After the 2013 attack was confirmed to be chemical warfare, “three separate Washington Post-ABC News polls found clear majorities of the public opposed launching missile strikes in Syria,” pollster Scott Clement of the Washington Post wrote on April 4.  This time around, however, at least as far as government officials are concerned, Clement notes that there are “fairly positive reactions from Congress,” despite Trump not seeking congressional approval.

Trump ran a campaign based on the notion of putting America first. Through his many speeches and press releases, he listed the dangers of globalization and the necessity to focus on domestic issues in the United States and not play the role of world police.  This attack against the citizens in Syria, however, seems to have changed his perspective to a degree.  He admitted that Assad’s bombing altered his view on the situation, and that the brutally murdered children had a serious impact on his decision.

While this reaction is certainly understandable, it has opened up the question of America’s role in the region.  Following several wars in the Middle East and an overwhelming desire to leave the region—something Obama made efforts towards—this move seems to have positioned the U.S. back at the forefront of rebel opposition in a highly unstable country. Despite claiming that the United States’ position in Syria remains unchanged, it is difficult to imagine that the United States will return to allow the Assad regime to carry out unfettered attacks. 

What is most surprising about these strikes is the public reaction.
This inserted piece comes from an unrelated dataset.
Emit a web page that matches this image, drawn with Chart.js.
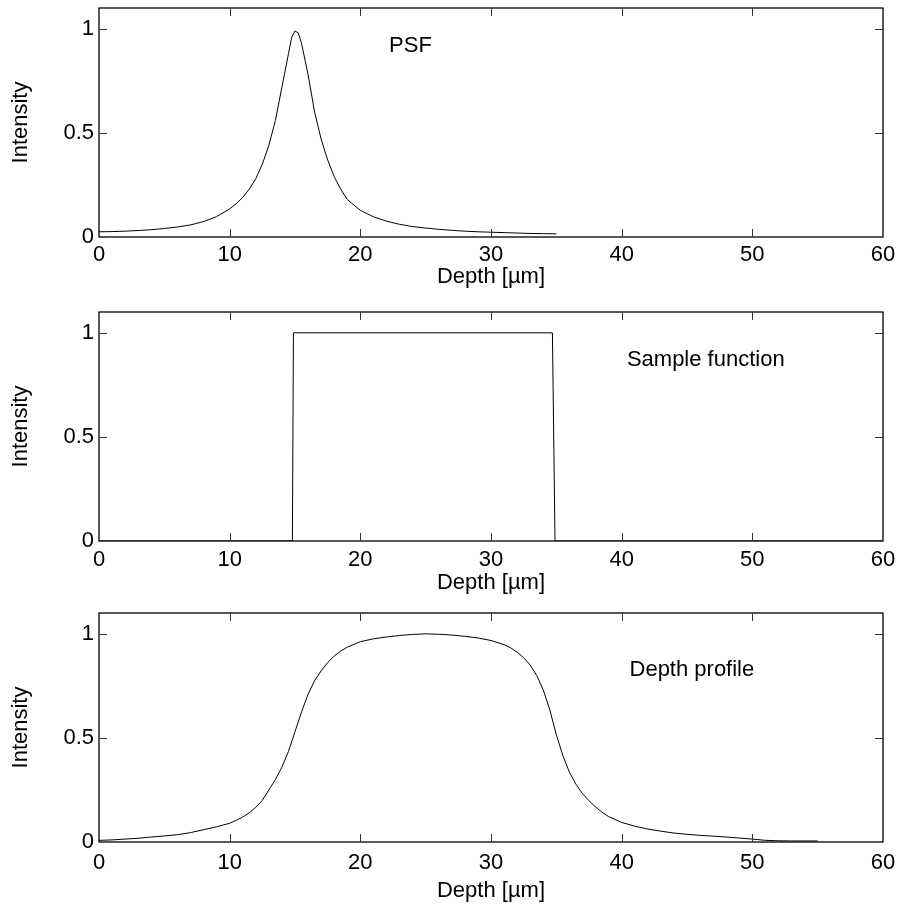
<!DOCTYPE html>
<html>
<head>
<meta charset="utf-8">
<script src="https://cdn.jsdelivr.net/npm/chart.js@4.4.0/dist/chart.umd.min.js"></script>
<style>
  body { margin: 0; background: #fff; }
  #wrap { position: relative; width: 898px; height: 906px; }
  canvas { position: absolute; left: 0; }
</style>
</head>
<body>
<div id="wrap">
  <canvas id="psf" width="898" height="300" style="top:0px"></canvas>
  <canvas id="sample" width="898" height="305" style="top:300px"></canvas>
  <canvas id="profile" width="898" height="301" style="top:605px"></canvas>
</div>
<script>
// tick values / labels shared by all three panels
const xTicks = [0, 10, 20, 30, 40, 50, 60];
const yTicks = [0, 0.5, 1];
const yTickLabels = ["0", "0.5", "1"];

// PSF
const psfDepth = [0, 1, 2, 3, 4, 5, 6, 7, 8, 9, 10, 10.5, 11, 11.5, 12, 12.5, 13, 13.5, 14, 14.5, 14.75, 15, 15.25, 15.5, 16, 16.5, 17, 17.5, 18, 18.5, 19, 20, 21, 22, 23, 24, 25, 26, 27, 28, 29, 30, 31, 32, 33, 34, 35];
const psfIntensity = [0.025, 0.026, 0.028, 0.031, 0.035, 0.041, 0.048, 0.058, 0.074, 0.098, 0.135, 0.16, 0.19, 0.23, 0.28, 0.35, 0.44, 0.56, 0.72, 0.88, 0.96, 0.99, 0.98, 0.93, 0.78, 0.6, 0.47, 0.37, 0.29, 0.23, 0.18, 0.128, 0.097, 0.076, 0.061, 0.05, 0.043, 0.037, 0.032, 0.028, 0.025, 0.023, 0.021, 0.019, 0.017, 0.016, 0.015];

// sample function (box)
const sampleDepth = [0, 14.8, 14.88, 34.7, 34.9, 60];
const sampleIntensity = [0, 0, 1, 1, 0, 0];

// measured depth profile
const profileDepth = [0, 1, 2, 3, 4, 5, 6, 7, 8, 9, 10, 10.5, 11, 11.5, 12, 12.5, 13, 13.5, 14, 14.5, 15, 15.5, 16, 16.5, 17, 17.5, 18, 18.5, 19, 20, 21, 22, 23, 24, 25, 26, 27, 28, 29, 30, 31, 31.5, 32, 32.5, 33, 33.5, 34, 34.5, 35, 35.5, 36, 36.5, 37, 37.5, 38, 38.5, 39, 40, 41, 42, 43, 44, 45, 46, 47, 48, 49, 50, 51, 52, 53, 55];
const profileIntensity = [0.008, 0.01, 0.014, 0.018, 0.024, 0.029, 0.035, 0.045, 0.059, 0.073, 0.09, 0.104, 0.12, 0.14, 0.167, 0.2, 0.25, 0.3, 0.36, 0.435, 0.53, 0.625, 0.71, 0.775, 0.822, 0.862, 0.893, 0.917, 0.936, 0.962, 0.976, 0.985, 0.992, 0.997, 1.0, 0.998, 0.994, 0.988, 0.98, 0.968, 0.948, 0.933, 0.912, 0.885, 0.85, 0.8, 0.73, 0.635, 0.515, 0.415, 0.335, 0.278, 0.232, 0.198, 0.168, 0.143, 0.122, 0.094, 0.076, 0.062, 0.052, 0.043, 0.037, 0.032, 0.028, 0.024, 0.019, 0.014, 0.008, 0.006, 0.005, 0.005];

Chart.defaults.font.family = "'Liberation Sans', Arial, sans-serif";
Chart.defaults.font.size = 22;
Chart.defaults.color = "#000";

// matlab-like box with inward ticks + a text note inside the axes
const boxPlugin = {
    id: "panelBox",
    afterDraw(chart, args, opts) {
        const { ctx, chartArea: a, scales } = chart;
        ctx.save();
        ctx.strokeStyle = "#000";
        ctx.lineWidth = 1.3;
        ctx.strokeRect(a.left, a.top, a.right - a.left, a.bottom - a.top);

        ctx.strokeStyle = "#333";
        ctx.lineWidth = 1;
        const tl = 8;
        ctx.beginPath();
        scales.x.ticks.forEach((t) => {
            if (t.value <= scales.x.min || t.value >= scales.x.max) return;
            const px = Math.round(scales.x.getPixelForValue(t.value)) + 0.5;
            ctx.moveTo(px, a.bottom); ctx.lineTo(px, a.bottom - tl);
            ctx.moveTo(px, a.top); ctx.lineTo(px, a.top + tl);
        });
        scales.y.ticks.forEach((t) => {
            if (t.value <= scales.y.min || t.value >= scales.y.max) return;
            const py = Math.round(scales.y.getPixelForValue(t.value)) + 0.5;
            ctx.moveTo(a.left, py); ctx.lineTo(a.left + tl, py);
            ctx.moveTo(a.right, py); ctx.lineTo(a.right - tl, py);
        });
        ctx.stroke();

        if (opts.text) {
            ctx.fillStyle = "#000";
            ctx.font = "22px 'Liberation Sans', Arial, sans-serif";
            ctx.textAlign = "left";
            ctx.textBaseline = "middle";
            ctx.fillText(opts.text, scales.x.getPixelForValue(opts.x), scales.y.getPixelForValue(opts.y));
        }
        ctx.restore();
    },
};

function noPad(s) {
    s.paddingTop = 0;
    s.paddingBottom = 0;
    s.paddingLeft = 0;
    s.paddingRight = 0;
}

function makePanel(id, xs, ys, note, layout) {
    const canvas = document.getElementById(id);
    const points = xs.map((x, i) => ({ x: x, y: ys[i] }));
    return new Chart(canvas.getContext("2d"), {
        type: "line",
        data: {
            datasets: [
                {
                    data: points,
                    borderColor: "#000",
                    borderWidth: 1,
                    pointRadius: 0,
                    tension: 0,
                    fill: false,
                },
            ],
        },
        options: {
            responsive: false,
            animation: false,
            events: [],
            layout: { padding: { left: 0, right: 15, top: layout.top, bottom: 0 } },
            plugins: {
                legend: { display: false },
                tooltip: { enabled: false },
                panelBox: note,
            },
            scales: {
                x: {
                    type: "linear",
                    min: 0,
                    max: 60,
                    grid: { display: false, drawTicks: false },
                    border: { display: false },
                    afterBuildTicks: (s) => { s.ticks = xTicks.map((v) => ({ value: v })); },
                    afterFit: (s) => { s.height = canvas.height - layout.bottom; noPad(s); },
                    ticks: { padding: layout.tickPad, maxRotation: 0, autoSkip: false },
                    title: {
                        display: true,
                        text: "Depth [µm]",
                        padding: { top: 0, bottom: layout.titlePad },
                    },
                },
                y: {
                    min: 0,
                    max: 1.1,
                    grid: { display: false, drawTicks: false },
                    border: { display: false },
                    afterBuildTicks: (s) => { s.ticks = yTicks.map((v) => ({ value: v })); },
                    afterFit: (s) => { s.width = 99; noPad(s); },
                    ticks: {
                        padding: 5,
                        callback: (v) => yTickLabels[yTicks.indexOf(v)],
                    },
                    title: {
                        display: true,
                        text: "Intensity",
                        padding: { top: 8, bottom: 0 },
                    },
                },
            },
        },
        plugins: [boxPlugin],
    });
}

makePanel("psf", psfDepth, psfIntensity,
    { text: "PSF", x: 22.2, y: 0.92 },
    { top: 8, bottom: 237, tickPad: 5, titlePad: 10 });
makePanel("sample", sampleDepth, sampleIntensity,
    { text: "Sample function", x: 40.4, y: 0.87 },
    { top: 12, bottom: 241, tickPad: 6, titlePad: 9 });
makePanel("profile", profileDepth, profileIntensity,
    { text: "Depth profile", x: 40.6, y: 0.825 },
    { top: 8, bottom: 237, tickPad: 8, titlePad: 2 });
</script>
</body>
</html>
Even one of Trump’s most critical opponents have defended the action.  Senator Elizabeth Warren (D-Mass.) is constantly critiquing the administration. Yet, even Warren  expressed the necessity for action after such an atrocity.  However, she asked for a clear explanation from the administration about their plans in the region.

The administration is now positioned in a very difficult place and presented with the first real foreign policy issue of the term. During the previous administration, the regime was criticized for its actions; however, no direct confrontation was taken against the regime. The strike also highlights the lack of unified foreign policy in the current administration. While many agree with the strike—for the time being at least—the administration has yet to develop a coherent and public policy towards both our allies and enemies.  It was easy for President Trump to ridicule our countries foreign policy while he was campaigning, but it is now his administration and his decisions that will shape the U.S. relations with other countries for years to come.

Going forward, the administration will have to decide whether to stand by their “America First” approach and leave the Syrian civil war alone or actively participate in the civil war. While not criticizing the actual strike, many are wary of the implications from this decision.